Inasmuch as, on this system, any given amount of expenditure, once incurred, would
provide not merely a single emigration, but a perpetually flowing stream of emigrants,
which would increase in breadth and depth as it flowed on; this mode of relieving
overpopulation has a recommendation, not possessed by any other plan ever proposed for
making head against the consequences of increase without restraining the increase itself:
there is an element of indefiniteness in it; no one can perfectly foresee how far its
influence, as a vent for surplus population, might possibly reach. There is hence the
strongest obligation on the government of a country like our own, with a crowded
population, and unoccupied continents under its command, to build, as it were, and keep
open, in concert with the colonial governments, a bridge from the mother country to those
continents, by establishing the self-supporting system of colonization on such a scale,
that as great an amount of emigration as the colonies can at the time accommodate, may at
all times be able to take place without cost to the emigrants themselves.

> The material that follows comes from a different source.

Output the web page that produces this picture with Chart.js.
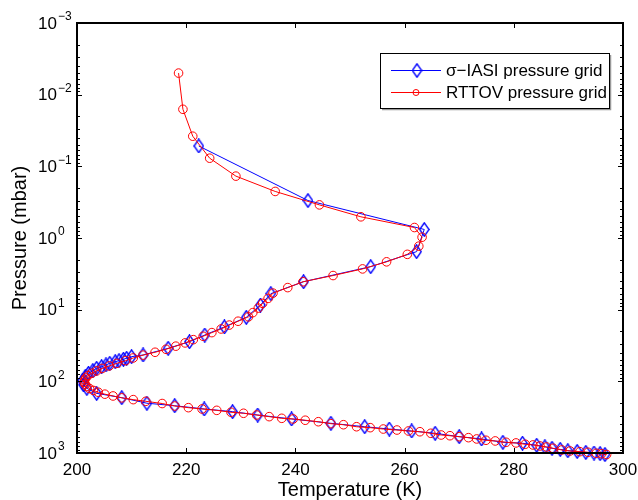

The importance of these considerations, as regards the British islands, has been of
late considerably diminished by the unparalleled amount of spontaneous emigration from
Ireland; an emigration not solely of small farmers, but of the poorest class of
agricultural laborers, and which is at once voluntary and self-supporting, the succession
of emigrants being kept up by funds contributed from the earnings of their relatives and
connections who had gone before. To this has been added a large amount of voluntary
emigration to the seats of the gold discoveries, which has partly supplied the wants of
our most distant colonies, where, both for local and national interests, it was most of
all required. But the stream of both these emigrations has already considerably slackened,
and though that from Ireland has since partially revived, it is not certain that the aid
of government in a systematic form, and on the self-supporting principle, will not again
become necessary to keep the communication open between the hands needing work in England,
and the work which needs hands elsewhere.